** Work to do **
Select every line containing the word "this" from the material, and copy those lines.

Stored data:

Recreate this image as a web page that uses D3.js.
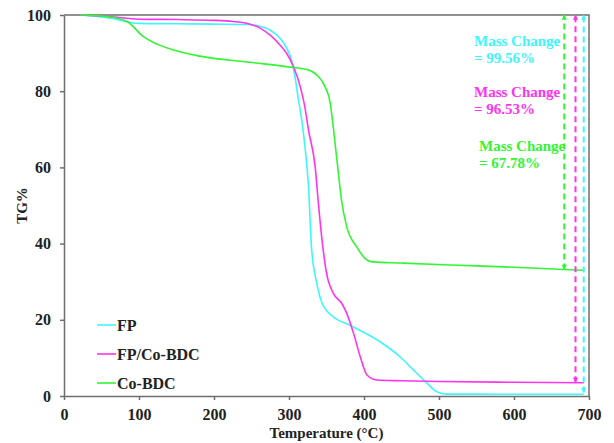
<!DOCTYPE html>
<html>
<head>
<style>
body{ margin:0; background:#fff; }
svg text{ font-family:"Liberation Serif","Times New Roman",serif; font-weight:bold; }
.axis path, .axis line{ stroke:#6e6e6e; stroke-width:1.5; }
.axis text{ fill:#222; font-size:16px; }
</style>
</head>
<body>
<div id="chart"></div>
<script src="https://cdn.jsdelivr.net/npm/d3@7.8.5/dist/d3.min.js"></script>
<script>
// TG curves (temperature in °C, mass %)
const fpTemp   = [22, 60, 100, 150, 200, 248, 262, 275, 288, 297, 304, 308, 312, 317, 321, 326, 330, 337, 344, 359, 381, 421, 448, 466, 484, 497, 510, 550, 600, 650, 693];
const fpMass   = [100, 99.2, 97.8, 97.7, 97.6, 97.5, 97.0, 96.0, 93.9, 91.3, 87.7, 83.8, 78.5, 72.4, 66, 55, 39, 29.6, 24.4, 20.8, 18.6, 14.3, 10.3, 6.8, 3.4, 1.1, 0.5, 0.48, 0.47, 0.45, 0.44];

const fpcoTemp = [22, 60, 100, 150, 200, 225, 248, 262, 275, 288, 297, 306, 315, 321, 326, 335, 339, 344, 350, 359, 370, 377, 386, 395, 404, 417, 450, 500, 600, 693];
const fpcoMass = [100, 99.6, 98.9, 98.8, 98.6, 98.3, 97.6, 96.5, 94.7, 92.1, 89.9, 86.4, 81.2, 76, 69.8, 60, 51, 41, 32.3, 27, 24.4, 21.7, 16.5, 10.3, 5.5, 4.2, 4.0, 3.8, 3.6, 3.47];

const coTemp   = [22, 60, 84, 106, 117, 146, 181, 248, 306, 324, 337, 348, 355, 359, 365, 370, 377, 390, 404, 412, 450, 515, 600, 666, 693];
const coMass   = [100, 99.5, 98.3, 94.3, 93, 90.8, 89.2, 87.6, 86.2, 85.7, 84.3, 81.2, 76.9, 70.6, 60, 51.4, 44.4, 39.2, 35.7, 35.2, 34.9, 34.4, 33.8, 33.2, 33.0];

const seriesNames  = ["FP", "FP/Co-BDC", "Co-BDC"];
const seriesColors = ["#3ff5ff", "#ff33f0", "#33f533"];

// mass change annotations: label, arrow temperature, residual mass
const changeLabels = ["= 99.56%", "= 96.53%", "= 67.78%"];
const changeTemps  = [693, 682, 667];
const changeLow    = [0.9, 3.6, 33.2];

const xTicks = [0, 100, 200, 300, 400, 500, 600, 700];
const yTicks = [0, 20, 40, 60, 80, 100];

const width = 614, height = 443;
const margin = {top: 15, right: 25, bottom: 47, left: 64};

const svg = d3.select("#chart").append("svg")
    .attr("width", width)
    .attr("height", height);

const x = d3.scaleLinear().domain([0, 700]).range([margin.left, width - margin.right]);
const y = d3.scaleLinear().domain([0, 100]).range([height - margin.bottom, margin.top]);

// frame (top + right)
svg.append("path")
    .attr("d", `M${x(0)},${y(100)}H${x(700)}V${y(0)}`)
    .attr("fill", "none")
    .attr("stroke", "#6e6e6e")
    .attr("stroke-width", 1.5);

svg.append("g").attr("class", "axis")
    .attr("transform", `translate(0,${y(0)})`)
    .call(d3.axisBottom(x).tickValues(xTicks).tickSize(4).tickPadding(9).tickSizeOuter(0));

svg.append("g").attr("class", "axis")
    .attr("transform", `translate(${x(0)},0)`)
    .call(d3.axisLeft(y).tickValues(yTicks).tickSize(4).tickPadding(9).tickSizeOuter(0));

svg.append("text")
    .attr("x", (x(0) + x(700)) / 2)
    .attr("y", 438)
    .attr("text-anchor", "middle")
    .attr("font-size", 15)
    .attr("fill", "#222")
    .text("Temperature (°C)");

svg.append("text")
    .attr("transform", `translate(27,${(y(0) + y(100)) / 2}) rotate(-90)`)
    .attr("text-anchor", "middle")
    .attr("font-size", 15)
    .attr("fill", "#222")
    .text("TG%");

// curves
const series = [
    d3.zip(fpTemp, fpMass),
    d3.zip(fpcoTemp, fpcoMass),
    d3.zip(coTemp, coMass)
];

const line = d3.line()
    .x(d => x(d[0]))
    .y(d => y(d[1]))
    .curve(d3.curveMonotoneX);

svg.selectAll(".curve")
    .data(series)
    .join("path")
    .attr("class", "curve")
    .attr("fill", "none")
    .attr("stroke", (d, i) => seriesColors[i])
    .attr("stroke-width", 1.6)
    .attr("d", line);

// arrow markers
const defs = svg.append("defs");
seriesColors.forEach((c, i) => {
    defs.append("marker")
        .attr("id", "arr" + i)
        .attr("viewBox", "0 0 10 10")
        .attr("refX", 9).attr("refY", 5)
        .attr("markerWidth", 3).attr("markerHeight", 2.6)
        .attr("markerUnits", "strokeWidth")
        .attr("orient", "auto-start-reverse")
        .append("path")
        .attr("d", "M0,0L10,5L0,10Z")
        .attr("fill", c);
});

svg.selectAll(".change")
    .data(changeTemps)
    .join("line")
    .attr("class", "change")
    .attr("x1", d => x(d)).attr("x2", d => x(d))
    .attr("y1", (d, i) => y(changeLow[i]))
    .attr("y2", y(100))
    .attr("stroke", (d, i) => seriesColors[i])
    .attr("stroke-width", 2)
    .attr("stroke-dasharray", "6,4")
    .attr("marker-start", (d, i) => `url(#arr${i})`)
    .attr("marker-end", (d, i) => `url(#arr${i})`);

// mass change labels
const labelPos = [[474, 46], [474, 97], [479, 151]];
changeLabels.forEach((t, i) => {
    const g = svg.append("text")
        .attr("x", labelPos[i][0])
        .attr("y", labelPos[i][1])
        .attr("font-size", 15)
        .attr("fill", seriesColors[i]);
    g.append("tspan").text("Mass Change");
    g.append("tspan").attr("x", labelPos[i][0]).attr("dy", 16.5).text(t);
});

// legend
const legend = svg.append("g");
seriesNames.forEach((n, i) => {
    const ly = 325 + i * 29;
    legend.append("line")
        .attr("x1", 97).attr("x2", 116)
        .attr("y1", ly).attr("y2", ly)
        .attr("stroke", seriesColors[i])
        .attr("stroke-width", 1.6);
    legend.append("text")
        .attr("x", 117).attr("y", ly + 5.5)
        .attr("font-size", 16)
        .attr("fill", "#222")
        .text(n);
});
</script>
</body>
</html>
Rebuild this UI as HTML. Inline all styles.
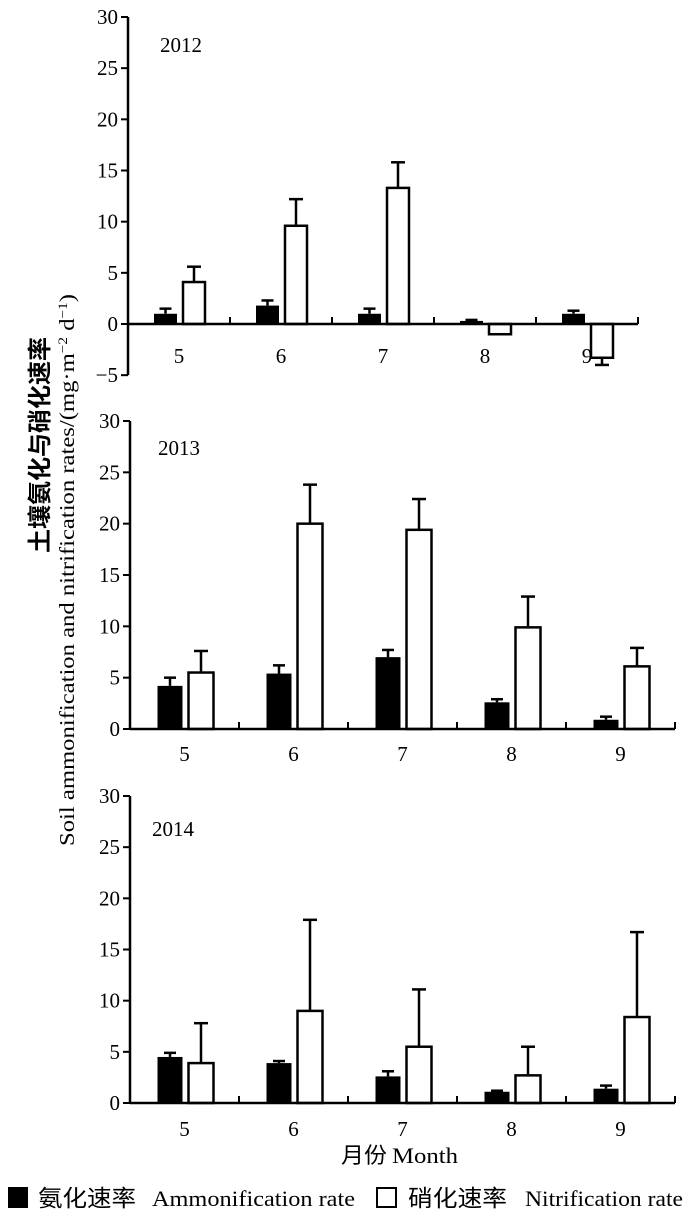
<!DOCTYPE html>
<html><head><meta charset="utf-8">
<style>
html,body{margin:0;padding:0;background:#fff;}
svg{display:block;}
text{font-family:"Liberation Serif","Noto Serif CJK SC",serif;fill:#000;}
</style></head>
<body>
<svg id="chart" width="700" height="1222" viewBox="0 0 700 1222" xmlns="http://www.w3.org/2000/svg">
<text x="0" y="0" transform="translate(48,445) rotate(-90)" text-anchor="middle" font-size="24" font-weight="bold" style="font-family:'Noto Sans CJK SC',sans-serif">土壤氨化与硝化速率</text>
<text x="0" y="0" transform="translate(74,570) rotate(-90)" text-anchor="middle" font-size="21" textLength="552" lengthAdjust="spacingAndGlyphs">Soil ammonification and nitrification rates/(mg·m<tspan baseline-shift="super" font-size="13">−2</tspan> d<tspan baseline-shift="super" font-size="13">−1</tspan>)</text>
<g>
<text x="341" y="1163" font-size="22" textLength="46" lengthAdjust="spacingAndGlyphs" style="font-family:'Noto Sans CJK SC',sans-serif">月份</text>
<text x="392" y="1163" font-size="22" textLength="66" lengthAdjust="spacingAndGlyphs">Month</text>
</g>
<g>
<rect x="8" y="1187" width="20" height="21" fill="#000"/>
<text x="38" y="1206" font-size="23" textLength="98" lengthAdjust="spacingAndGlyphs" style="font-family:'Noto Sans CJK SC',sans-serif">氨化速率</text>
<text x="152" y="1206" font-size="22" textLength="203" lengthAdjust="spacingAndGlyphs">Ammonification rate</text>
<rect x="377" y="1188" width="19" height="19" fill="#fff" stroke="#000" stroke-width="2"/>
<text x="408" y="1206" font-size="23" textLength="99" lengthAdjust="spacingAndGlyphs" style="font-family:'Noto Sans CJK SC',sans-serif">硝化速率</text>
<text x="525" y="1206" font-size="22" textLength="158" lengthAdjust="spacingAndGlyphs">Nitrification rate</text>
</g>
</svg>
<script>
const months = ['5','6','7','8','9'];
const yearLabels = ['2012','2013','2014'];
const yTicks2012 = [-5,0,5,10,15,20,25,30];
const yTicks = [0,5,10,15,20,25,30];
const amm2012 = [1.0,1.8,1.0,0.3,1.0];
const ammErr2012 = [1.5,2.3,1.5,0.4,1.3];
const nit2012 = [4.1,9.6,13.3,-1.0,-3.3];
const nitErr2012 = [5.6,12.2,15.8,null,-4.0];
const amm2013 = [4.2,5.4,7.0,2.6,0.9];
const ammErr2013 = [5.0,6.2,7.7,2.9,1.2];
const nit2013 = [5.5,20.0,19.4,9.9,6.1];
const nitErr2013 = [7.6,23.8,22.4,12.9,7.9];
const amm2014 = [4.5,3.9,2.6,1.1,1.4];
const ammErr2014 = [4.9,4.1,3.1,1.2,1.7];
const nit2014 = [3.9,9.0,5.5,2.7,8.4];
const nitErr2014 = [7.8,17.9,11.1,5.5,16.7];

const svg = document.getElementById('chart');
const NS = 'http://www.w3.org/2000/svg';
function mk(tag, attrs){const e=document.createElementNS(NS,tag);for(const k in attrs)e.setAttribute(k,attrs[k]);return e;}

const panels = [
 {year:0, x0:128, x1:638, yTop:17, yZero:324, ticks:yTicks2012, amm:amm2012, ae:ammErr2012, nit:nit2012, ne:nitErr2012, off:[-25,-2,4,26], labelY:363, yearX:160, yearY:52},
 {year:1, x0:130, x1:675, yTop:421, yZero:729, ticks:yTicks, amm:amm2013, ae:ammErr2013, nit:nit2013, ne:nitErr2013, off:[-27,-2,4,29], labelY:761, yearX:158, yearY:455},
 {year:2, x0:130, x1:675, yTop:796, yZero:1103, ticks:yTicks, amm:amm2014, ae:ammErr2014, nit:nit2014, ne:nitErr2014, off:[-27,-2,4,29], labelY:1136, yearX:152, yearY:836}
];

panels.forEach(p=>{
  const g = mk('g',{});
  
  
  svg.appendChild(g);
  const unit = (p.yZero-p.yTop)/30;
  const y = v => p.yZero - v*unit;
  const cw = (p.x1-p.x0)/months.length;
  const cx = i => p.x0 + cw*(i+0.5);
  const minV = p.ticks[0];
  const ya = mk('line',{x1:p.x0,x2:p.x0,y1:y(30),y2:y(minV),stroke:'#000','stroke-width':2.5});
  
  
  g.appendChild(ya);
  p.ticks.forEach(t=>{
    const tk = mk('line',{x1:p.x0-7,x2:p.x0,y1:y(t),y2:y(t),stroke:'#000','stroke-width':2});
    
    
    g.appendChild(tk);
    const tl = mk('text',{x:p.x0-10,y:y(t)+7,'text-anchor':'end','font-size':21});
    
    
    tl.textContent = t<0 ? '−'+Math.abs(t) : String(t);
    g.appendChild(tl);
  });
  months.forEach((m,i)=>{
    const ml = mk('text',{x:cx(i),y:p.labelY,'text-anchor':'middle','font-size':21});
    
    
    ml.textContent = m;
    g.appendChild(ml);
  });
  const yl = mk('text',{x:p.yearX,y:p.yearY,'font-size':21});
  
  
  yl.textContent = yearLabels[p.year];
  g.appendChild(yl);
  months.forEach((m,i)=>{
    const c = cx(i);
    const a = p.amm[i];
    const ac = c+(p.off[0]+p.off[1])/2;
    if(p.ae[i]!=null){
      const e1 = mk('line',{x1:ac,x2:ac,y1:y(a),y2:y(p.ae[i]),stroke:'#000','stroke-width':2.5});
      
      
      g.appendChild(e1);
      const e2 = mk('line',{x1:ac-6,x2:ac+6,y1:y(p.ae[i]),y2:y(p.ae[i]),stroke:'#000','stroke-width':2.5});
      
      
      g.appendChild(e2);
    }
    const ba = mk('rect',{x:c+p.off[0],width:p.off[1]-p.off[0],y:Math.min(y(a),y(0)),height:Math.abs(y(a)-y(0)),fill:'#000'});
    
    
    g.appendChild(ba);
    const n = p.nit[i];
    const nc = c+(p.off[2]+p.off[3])/2;
    if(p.ne[i]!=null){
      const e1 = mk('line',{x1:nc,x2:nc,y1:y(n),y2:y(p.ne[i]),stroke:'#000','stroke-width':2.5});
      
      
      g.appendChild(e1);
      const e2 = mk('line',{x1:nc-7,x2:nc+7,y1:y(p.ne[i]),y2:y(p.ne[i]),stroke:'#000','stroke-width':2.5});
      
      
      g.appendChild(e2);
    }
    const bn = mk('rect',{x:c+p.off[2],width:p.off[3]-p.off[2],y:Math.min(y(n),y(0)),height:Math.abs(y(n)-y(0)),fill:'#fff',stroke:'#000','stroke-width':2.5});
    
    
    g.appendChild(bn);
  });
  const xa = mk('line',{x1:p.x0,x2:p.x1,y1:p.yZero,y2:p.yZero,stroke:'#000','stroke-width':2.5});
  
  
  g.appendChild(xa);
  for(let k=1;k<=months.length;k++){
    const xx = p.x0+cw*k;
    const st = mk('line',{x1:xx,x2:xx,y1:p.yZero-7,y2:p.yZero,stroke:'#000','stroke-width':2});
    
    
    g.appendChild(st);
  }
});
</script>
</body></html>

** Answer to the task **
Recreate this image as a web page that uses D3.js.
Rebuild this UI as HTML. Inline all styles.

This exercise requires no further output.